(Collection entries)
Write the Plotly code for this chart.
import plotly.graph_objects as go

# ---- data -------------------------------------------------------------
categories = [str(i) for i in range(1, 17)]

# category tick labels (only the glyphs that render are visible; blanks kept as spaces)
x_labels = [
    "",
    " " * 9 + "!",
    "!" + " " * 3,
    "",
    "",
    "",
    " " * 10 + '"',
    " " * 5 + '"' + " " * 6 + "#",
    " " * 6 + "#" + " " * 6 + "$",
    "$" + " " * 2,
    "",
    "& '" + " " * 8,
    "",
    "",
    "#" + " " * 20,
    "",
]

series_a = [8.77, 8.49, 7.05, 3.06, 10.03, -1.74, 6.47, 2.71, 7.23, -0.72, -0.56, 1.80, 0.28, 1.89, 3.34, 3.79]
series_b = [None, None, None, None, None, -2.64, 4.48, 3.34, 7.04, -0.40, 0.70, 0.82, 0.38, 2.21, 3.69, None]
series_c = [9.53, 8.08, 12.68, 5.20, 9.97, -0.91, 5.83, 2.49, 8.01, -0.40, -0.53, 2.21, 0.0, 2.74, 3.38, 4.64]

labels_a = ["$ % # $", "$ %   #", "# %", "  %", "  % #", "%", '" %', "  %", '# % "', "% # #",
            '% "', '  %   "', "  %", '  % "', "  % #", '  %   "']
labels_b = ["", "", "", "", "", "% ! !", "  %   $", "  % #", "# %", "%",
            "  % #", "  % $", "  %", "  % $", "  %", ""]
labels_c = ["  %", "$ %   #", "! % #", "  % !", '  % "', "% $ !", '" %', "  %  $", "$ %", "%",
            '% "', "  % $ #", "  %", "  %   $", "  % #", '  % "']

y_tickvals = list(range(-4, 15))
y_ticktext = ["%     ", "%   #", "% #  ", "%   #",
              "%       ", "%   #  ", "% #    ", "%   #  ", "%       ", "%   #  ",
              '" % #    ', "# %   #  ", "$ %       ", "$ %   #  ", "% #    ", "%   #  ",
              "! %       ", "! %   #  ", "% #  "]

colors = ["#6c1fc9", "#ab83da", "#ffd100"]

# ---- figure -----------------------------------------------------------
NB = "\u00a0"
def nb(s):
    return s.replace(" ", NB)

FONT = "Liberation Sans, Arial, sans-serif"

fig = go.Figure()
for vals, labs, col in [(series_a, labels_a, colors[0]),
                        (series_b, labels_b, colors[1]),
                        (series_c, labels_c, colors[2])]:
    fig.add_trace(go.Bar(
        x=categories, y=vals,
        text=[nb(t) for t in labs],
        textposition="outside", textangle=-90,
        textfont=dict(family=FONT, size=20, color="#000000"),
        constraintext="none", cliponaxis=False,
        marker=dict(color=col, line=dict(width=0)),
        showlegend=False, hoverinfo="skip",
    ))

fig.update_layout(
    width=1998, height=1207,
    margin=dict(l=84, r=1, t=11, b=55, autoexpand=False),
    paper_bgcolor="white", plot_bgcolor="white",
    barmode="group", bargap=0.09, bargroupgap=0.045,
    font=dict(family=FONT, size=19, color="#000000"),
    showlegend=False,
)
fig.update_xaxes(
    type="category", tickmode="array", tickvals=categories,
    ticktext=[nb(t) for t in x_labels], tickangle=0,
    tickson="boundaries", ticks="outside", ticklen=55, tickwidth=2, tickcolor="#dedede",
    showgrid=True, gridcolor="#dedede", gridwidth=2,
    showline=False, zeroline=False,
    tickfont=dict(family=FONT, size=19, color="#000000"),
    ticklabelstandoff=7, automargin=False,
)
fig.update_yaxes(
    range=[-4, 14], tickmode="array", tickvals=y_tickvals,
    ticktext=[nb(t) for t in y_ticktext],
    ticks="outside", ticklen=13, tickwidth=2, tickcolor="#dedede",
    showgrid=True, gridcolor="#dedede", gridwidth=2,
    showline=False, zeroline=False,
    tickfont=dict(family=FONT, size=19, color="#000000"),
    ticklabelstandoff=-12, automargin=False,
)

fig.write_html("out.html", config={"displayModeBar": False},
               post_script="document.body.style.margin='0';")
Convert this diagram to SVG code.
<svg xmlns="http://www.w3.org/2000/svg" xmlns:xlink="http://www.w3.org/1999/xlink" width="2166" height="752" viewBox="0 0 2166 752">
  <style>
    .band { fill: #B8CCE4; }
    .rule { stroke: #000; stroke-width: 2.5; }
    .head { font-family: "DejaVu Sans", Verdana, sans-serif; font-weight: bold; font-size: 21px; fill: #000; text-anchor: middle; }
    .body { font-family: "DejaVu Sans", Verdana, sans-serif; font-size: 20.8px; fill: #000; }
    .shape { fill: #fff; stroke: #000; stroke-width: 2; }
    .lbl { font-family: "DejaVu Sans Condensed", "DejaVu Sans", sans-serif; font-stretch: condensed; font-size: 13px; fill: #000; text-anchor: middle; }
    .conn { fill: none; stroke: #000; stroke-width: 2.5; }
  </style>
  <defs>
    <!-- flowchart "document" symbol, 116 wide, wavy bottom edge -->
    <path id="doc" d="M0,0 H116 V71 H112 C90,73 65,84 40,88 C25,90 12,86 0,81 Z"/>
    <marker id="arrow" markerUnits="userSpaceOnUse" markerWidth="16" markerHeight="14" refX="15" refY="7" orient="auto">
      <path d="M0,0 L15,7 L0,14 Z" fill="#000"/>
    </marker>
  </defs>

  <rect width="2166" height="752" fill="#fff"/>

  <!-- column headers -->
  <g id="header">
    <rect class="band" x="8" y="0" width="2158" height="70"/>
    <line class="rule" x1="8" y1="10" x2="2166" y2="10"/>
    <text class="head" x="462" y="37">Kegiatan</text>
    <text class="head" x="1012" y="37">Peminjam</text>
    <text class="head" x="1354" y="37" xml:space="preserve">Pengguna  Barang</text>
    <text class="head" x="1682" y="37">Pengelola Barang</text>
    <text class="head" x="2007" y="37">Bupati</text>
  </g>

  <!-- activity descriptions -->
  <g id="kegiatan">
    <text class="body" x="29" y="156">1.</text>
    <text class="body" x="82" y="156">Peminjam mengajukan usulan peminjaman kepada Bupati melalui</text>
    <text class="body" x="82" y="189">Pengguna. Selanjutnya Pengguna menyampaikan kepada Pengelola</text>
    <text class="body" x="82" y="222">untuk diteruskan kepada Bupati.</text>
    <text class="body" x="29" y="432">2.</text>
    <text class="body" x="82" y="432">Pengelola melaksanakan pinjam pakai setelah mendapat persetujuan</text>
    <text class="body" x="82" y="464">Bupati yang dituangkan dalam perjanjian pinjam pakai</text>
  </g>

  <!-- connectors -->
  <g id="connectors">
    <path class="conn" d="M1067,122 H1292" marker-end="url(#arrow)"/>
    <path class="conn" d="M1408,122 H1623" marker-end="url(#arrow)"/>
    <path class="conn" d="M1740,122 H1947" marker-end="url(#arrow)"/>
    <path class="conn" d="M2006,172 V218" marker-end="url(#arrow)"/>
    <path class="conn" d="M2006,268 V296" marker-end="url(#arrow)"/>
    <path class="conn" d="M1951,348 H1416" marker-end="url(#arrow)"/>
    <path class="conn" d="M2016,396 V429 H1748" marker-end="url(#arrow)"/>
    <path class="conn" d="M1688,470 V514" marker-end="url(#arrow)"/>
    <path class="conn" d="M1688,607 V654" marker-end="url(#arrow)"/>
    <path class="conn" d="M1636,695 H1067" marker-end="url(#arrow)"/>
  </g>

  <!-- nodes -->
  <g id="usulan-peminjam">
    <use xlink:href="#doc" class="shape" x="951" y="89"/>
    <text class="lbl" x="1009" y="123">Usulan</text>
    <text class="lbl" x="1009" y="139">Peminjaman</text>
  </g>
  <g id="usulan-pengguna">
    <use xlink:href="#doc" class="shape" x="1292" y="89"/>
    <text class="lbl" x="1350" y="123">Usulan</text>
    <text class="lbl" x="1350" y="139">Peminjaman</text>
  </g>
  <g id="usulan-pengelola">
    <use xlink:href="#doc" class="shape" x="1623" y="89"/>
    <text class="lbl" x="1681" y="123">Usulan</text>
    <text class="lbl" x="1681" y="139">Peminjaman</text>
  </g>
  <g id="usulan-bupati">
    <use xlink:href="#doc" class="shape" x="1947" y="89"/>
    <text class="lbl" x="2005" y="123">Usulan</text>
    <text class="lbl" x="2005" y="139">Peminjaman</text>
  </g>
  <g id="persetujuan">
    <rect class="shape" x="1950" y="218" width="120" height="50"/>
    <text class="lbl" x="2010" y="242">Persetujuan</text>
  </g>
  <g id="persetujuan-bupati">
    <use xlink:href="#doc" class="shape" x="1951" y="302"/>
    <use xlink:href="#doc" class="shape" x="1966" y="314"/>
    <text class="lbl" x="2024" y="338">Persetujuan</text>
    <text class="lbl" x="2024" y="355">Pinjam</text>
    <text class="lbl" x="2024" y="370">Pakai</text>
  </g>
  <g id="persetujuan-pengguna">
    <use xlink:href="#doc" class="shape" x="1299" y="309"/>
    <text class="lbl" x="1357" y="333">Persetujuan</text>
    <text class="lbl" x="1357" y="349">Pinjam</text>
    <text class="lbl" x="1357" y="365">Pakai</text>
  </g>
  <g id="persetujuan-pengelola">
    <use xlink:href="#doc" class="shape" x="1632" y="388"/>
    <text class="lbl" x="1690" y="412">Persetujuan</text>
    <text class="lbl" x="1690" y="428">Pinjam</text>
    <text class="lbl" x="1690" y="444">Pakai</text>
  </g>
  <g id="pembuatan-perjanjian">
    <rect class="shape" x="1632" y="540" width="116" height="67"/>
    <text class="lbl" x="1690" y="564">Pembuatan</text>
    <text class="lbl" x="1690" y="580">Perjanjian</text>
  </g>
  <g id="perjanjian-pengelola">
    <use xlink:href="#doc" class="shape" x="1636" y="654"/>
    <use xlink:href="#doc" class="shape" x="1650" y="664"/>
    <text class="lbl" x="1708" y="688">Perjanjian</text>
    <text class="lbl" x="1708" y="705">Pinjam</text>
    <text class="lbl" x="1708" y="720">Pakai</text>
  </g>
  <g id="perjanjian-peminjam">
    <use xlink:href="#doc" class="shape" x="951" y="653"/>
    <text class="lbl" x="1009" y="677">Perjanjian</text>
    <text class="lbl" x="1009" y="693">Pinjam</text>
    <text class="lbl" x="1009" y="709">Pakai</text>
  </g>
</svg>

**WHAT IS EXPECTED**
Find each line holding the word "code" and copy it.

**TASK RESPONSE**
Write the Plotly code for this chart.
Convert this diagram to SVG code.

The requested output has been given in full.